“It was based on experience of potential liquidity stress,” Breeden said. “But we will look hard to see if we have been overly conservative in our thinking there.”
The central bank is “looking very hard at whether there are different ways we can manage what we think is an important risk as stablecoins come into play,” Breeden said.
Stablecoins are crypto tokens designed to track the value of fiat currencies such as the dollar or pound, often by holding reserves in cash, government debt, or similar assets. In the UK, oversight has been split: the FCA is expected to supervise non-systemic issuers, while the Bank of England would regulate stablecoins widely used for payments.
‘Important signals’“These are important signals from the Bank of England that it is prepared to revisit its stablecoin proposals,” Katie Haries, Coinbase’s head of policy for Europe, told Decrypt. “We’ve said for a long time that a cap on stablecoin holdings is a cap on innovation, with real and significant risks for UK competitiveness.”
The Deputy Governor said that the Bank wants to create a regime where stablecoins can succeed and “deliver benefits to the users,” Haries noted. “This is exactly the right ambition, and what the crypto asset industry and every day people are asking for.”
“Cutting the floor from 40% to 20% would roughly halve that drag” for issuers, Monty said, bringing UK stablecoin economics “within striking distance of MiCA and U.S. issuers.” At short-dated gilt yields of about 4%, the proposed split could cost a UK issuer roughly £11.2 million a year for each £1 billion in circulation, he added.

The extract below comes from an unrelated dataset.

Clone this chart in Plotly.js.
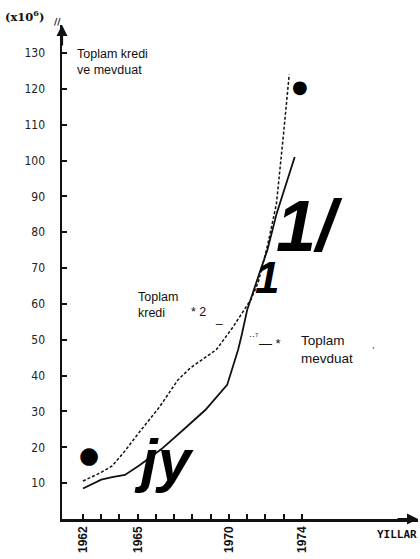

The larger risk from holding limits is jurisdictional arbitrage, Monty said, pointing to the possibility that GBP stablecoins could be issued from another market.
“The BoE should be asking whether it wants to regulate the most-used GBP stablecoin, or watch it be issued from Dublin,” he said.
Still, Monty said the BoE has “a card no other jurisdiction can play” if it moves ahead with a possible liquidity backstop for stablecoin issuers, adding that institutional buyers “price redemption certainty well above a few basis points of yield.”